With the renewed peace talks for Uganda, the twenty year civil war seems to be coming to a close and the health of the northern Ugandan population may be improving. The rebuilding effort is going to be long and difficult, but there is hope. Many organizations are beginning efforts to improve the health situation and support hospitals and health centers that have been impacted by the conflict.

There are so many topics that can be covered as a result of conflict in a country and its correlation to health. However, I am not here to expound all of the information available, but know that it is out there: sexual violence, psychological impact on children, and especially the toll on health workers. Conflict impacts health plain and simple, but there is so much more as the impact trickles down to the population, the families, and the children. The future of a country in conflict lies in its ability to rebuild and provide aid to their populations after conflict.

a phamaceutical not bent on profit?

Do you see it there on the horizon? Hope is dawning and the situation seems to be less grim in this radiating light. Diseases run rampant in Africa, plan and simple, there is no health infrastructure to deal with the burden of preventable diseases. Meningitis for example can kill a child in Africa in less than six hours, while we can sit here in our ‘developed’ world knowing that the vaccination is right around the corner office.

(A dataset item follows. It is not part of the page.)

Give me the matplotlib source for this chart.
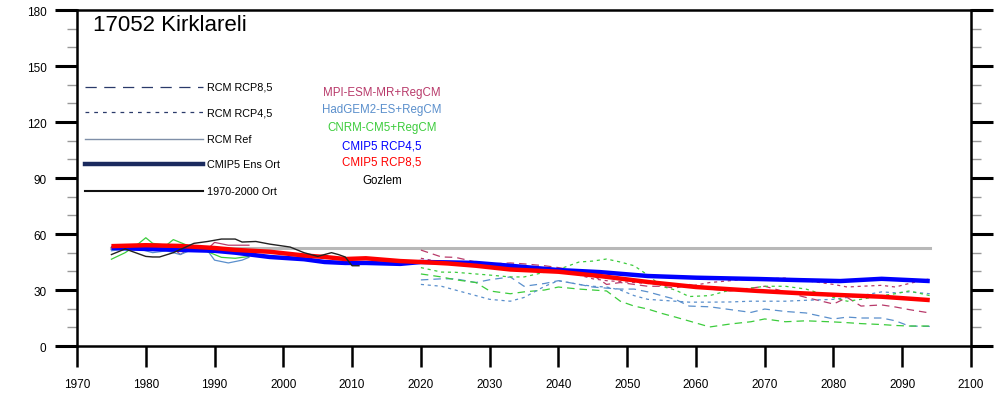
import numpy as np
import matplotlib
matplotlib.use("Agg")
from matplotlib import pyplot as plt

plt.rcParams['font.family'] = ['Liberation Sans', 'DejaVu Sans']

# %% veriler
title = "17052 Kirklareli"

ref_mean = 52.5  # 1970-2000 ortalamasi
ref_mean_years = [1975, 2094]

obs_years = [1975, 1977, 1980, 1981, 1982, 1984, 1987, 1989, 1991, 1993, 1994,
             1996, 1998, 2001, 2003, 2005, 2007, 2008, 2009, 2010, 2011]
obs_vals = [49, 52, 48, 47.7, 47.7, 50, 55, 56, 57.3, 57.3, 55.7,
            56, 54.6, 53, 50, 48, 50, 49, 47.7, 43, 43]

mpi_ref_years = [1975, 1977, 1979, 1981, 1983, 1984, 1985, 1987, 1989, 1990, 1992, 1995]
mpi_ref_vals = [53, 52, 53, 52, 52, 52.5, 49, 53.5, 52, 55.5, 54, 54]
had_ref_years = [1975, 1977, 1979, 1981, 1983, 1985, 1987, 1989, 1990, 1992, 1994, 1995]
had_ref_vals = [51, 52, 52, 50, 51, 49, 52, 51, 46, 44.5, 46, 47.5]
cnrm_ref_years = [1975, 1977, 1979, 1980, 1981, 1983, 1984, 1986, 1988, 1990, 1991, 1993, 1995]
cnrm_ref_vals = [46.5, 50, 55, 58, 55, 54, 57, 54, 52, 49, 47.5, 47, 48]

cmip_years = [1975, 1980, 1985, 1990, 1993, 1998, 2003, 2006, 2009, 2012, 2017,
              2020, 2024, 2028, 2033, 2040, 2046, 2053, 2060, 2065, 2069, 2075,
              2081, 2087, 2094]
cmip45_vals = [52.5, 52, 51.5, 51, 50, 47.7, 46.5, 45, 44.5, 44.5, 44,
               45, 44.8, 44.5, 43, 40.7, 39.6, 37.5, 36.6, 36.2, 35.9, 35.3,
               34.8, 36, 34.8]
cmip85_vals = [53.5, 54, 53.6, 52.5, 51.5, 50.5, 48.5, 47.7, 46.6, 47, 45.5,
               45, 44.2, 43, 41, 39.8, 37.5, 34.3, 31.6, 30.4, 29.5, 28.3,
               27.3, 26.4, 24.6]

proj_years = [2020, 2023, 2025, 2028, 2030, 2033, 2035, 2038, 2040, 2043, 2045,
              2047, 2049, 2051, 2053, 2055, 2057, 2059, 2062, 2065, 2068, 2070,
              2073, 2076, 2080, 2082, 2084, 2087, 2089, 2091, 2094]
mpi85_vals = [51.4, 47.7, 47.5, 45, 44, 44.5, 44, 43, 42, 40, 38,
              33, 34, 33, 32, 32, 31, 33, 30.5, 29.5, 31, 32,
              29, 26, 22.5, 26, 21.4, 22, 20.9, 19.5, 17.7]
mpi45_vals = [47, 45, 44, 43, 42, 42.5, 42, 41, 40, 38, 36,
              35, 34.5, 34, 33.5, 33, 32.5, 32, 34, 35, 36, 36,
              36.4, 35, 33, 31.6, 32, 32.5, 31.6, 33.5, 36]
had85_vals = [35.4, 36, 36, 34, 35.5, 37, 32, 33.5, 35, 33, 31.6,
              31, 30.5, 30.5, 29, 27, 25, 21.4, 21, 19.5, 18, 19.8,
              18.5, 17.7, 14.5, 15.5, 15, 15, 13.5, 10.7, 10.5]
had45_vals = [33, 32, 30, 27, 25, 24, 26, 32, 35, 33, 32,
              31.6, 30, 27, 25, 24.5, 24, 23.5, 23.5, 23.6, 24, 24,
              24, 24.5, 25, 26, 27, 29, 28.5, 29, 28]
cnrm85_vals = [38.6, 37, 35.5, 34, 29.5, 28, 29, 30, 31.6, 30.5, 30,
               29.5, 24, 21.4, 19.8, 17.5, 15.5, 13.4, 10.2, 11.8, 13, 14.5,
               13, 13.5, 12.9, 12.5, 12, 11.5, 11, 10.7, 10.7]
cnrm45_vals = [42, 39.6, 39.5, 38.6, 38, 37, 37, 39.5, 41, 45, 45.5,
               46.6, 45, 43, 38, 32, 30, 26.5, 27, 30, 31, 32,
               32, 30.5, 26, 24, 25, 27, 28, 29.5, 27]

col_mpi = '#b83a6a'
col_had = '#5a8fcc'
col_cnrm = '#3ccc3c'
long_dash = (6, 4)
short_dash = (2.5, 3)

# %% cizim
fig = plt.figure(figsize=(9.94, 4.02), dpi=100)
ax = fig.add_axes([0.0775, 0.1368, 0.8994, 0.8358])

ax.plot(ref_mean_years, [ref_mean, ref_mean], color='#b8b8b8', lw=2.2)

for yrs, vals, col in [(mpi_ref_years, mpi_ref_vals, col_mpi),
                       (had_ref_years, had_ref_vals, col_had),
                       (cnrm_ref_years, cnrm_ref_vals, col_cnrm)]:
    ax.plot(yrs, vals, color=col, lw=0.9)

for vals, col in [(mpi85_vals, col_mpi), (had85_vals, col_had),
                  (cnrm85_vals, col_cnrm)]:
    ax.plot(proj_years, vals, color=col, lw=0.9, dashes=long_dash)
for vals, col in [(mpi45_vals, col_mpi), (had45_vals, col_had),
                  (cnrm45_vals, col_cnrm)]:
    ax.plot(proj_years, vals, color=col, lw=0.9, dashes=short_dash)

ax.plot(cmip_years, cmip45_vals, color='#0000ff', lw=3.2, solid_capstyle='butt')
ax.plot(cmip_years, cmip85_vals, color='#ff0000', lw=3.2, solid_capstyle='butt')
ax.plot(obs_years, obs_vals, color='#222222', lw=1.0)

ax.set_xlim(1970, 2100)
ax.set_ylim(0, 180)
ax.set_xticks(np.arange(1970, 2101, 10))
ax.set_yticks(np.arange(0, 181, 30))
ax.set_yticks(np.arange(0, 181, 10), minor=True)
ax.tick_params(axis='x', which='major', direction='out', length=15, width=1.8,
               labelsize=8.5, pad=8)
ax.tick_params(axis='y', which='major', direction='out', length=16, width=2.2,
               labelsize=8.5, pad=6, right=True)
ax.tick_params(axis='y', which='minor', direction='out', length=7, width=1.0,
               color='#999999', right=True)
for s in ax.spines.values():
    s.set_linewidth(1.8)

ax.text(0.018, 0.958, title, transform=ax.transAxes, fontsize=16,
        va='center', ha='left')

# sol lejant
leg_items = [("RCM RCP8,5", dict(color='#2a3a6a', lw=0.9, dashes=(9, 6))),
             ("RCM RCP4,5", dict(color='#2a3a6a', lw=0.9, dashes=(3, 4))),
             ("RCM Ref", dict(color='#7f8fa8', lw=1.0)),
             ("CMIP5 Ens Ort", dict(color='#1a2a5e', lw=3.2)),
             ("1970-2000 Ort", dict(color='#111111', lw=1.5))]
leg_y = [0.771, 0.696, 0.616, 0.542, 0.461]
for (lab, kw), yy in zip(leg_items, leg_y):
    ax.plot([0.009, 0.141], [yy, yy], transform=ax.transAxes, **kw)
    ax.text(0.145, yy, lab, transform=ax.transAxes, fontsize=7.8, va='center',
            ha='left')

# orta lejant
mid_labels = ["MPI-ESM-MR+RegCM", "HadGEM2-ES+RegCM", "CNRM-CM5+RegCM",
              "CMIP5 RCP4,5", "CMIP5 RCP8,5", "Gozlem"]
mid_colors = [col_mpi, col_had, col_cnrm, '#0000ff', '#ff0000', '#000000']
mid_y = [0.756, 0.705, 0.652, 0.598, 0.548, 0.494]
for lab, col, yy in zip(mid_labels, mid_colors, mid_y):
    ax.text(0.341, yy, lab, transform=ax.transAxes, fontsize=8.3, color=col,
            va='center', ha='center')

fig.savefig("out.png", dpi=100)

The largest drug company in Europe, GlaxoSmithKline (GSK) announced a new drug for sole use in Africa to fight meningitis. The drug will be introduced with prices that will never have potential to cover the research or production costs. Experts and critics see this as a huge change in big companies changing their business practices to be more compassionate. Some critics say it isn’t enough, but I’d say this is an enormous and important positive step in the right direction. The company does not expect to make a profit. In a quote from the BBC article: “We have found a pretty clever way to fund therapeutic solutions for the developing world without essentially sacrificing the more traditional research we do on diseases around the world,” said the GSK chief executive Jean-Pierre Garnier.

This new approach comes about as last year big companies tried to sue South Africa over its purchase of cheaper, generic drugs to combat diseases. From the public outcry the big companies decided to back down amidst a PR disaster and the knowledge that their current practices were not going to cut it. They had to come to the realization that the old way of conduction business had to change. Now big firms are partnering with smaller firms in India and China and they are researching the ‘neglected diseases.’

This is an amazing positive in the way of saving lives. Changing the way companies do business can save lives. Currently four out of the twelve major companies have centers focusing on major diseases like HIV/AIDS, Tuberculosis, and Malaria. This is seen as the first big step following a number of small steps in the direction of doing something more for the ‘developing’ world.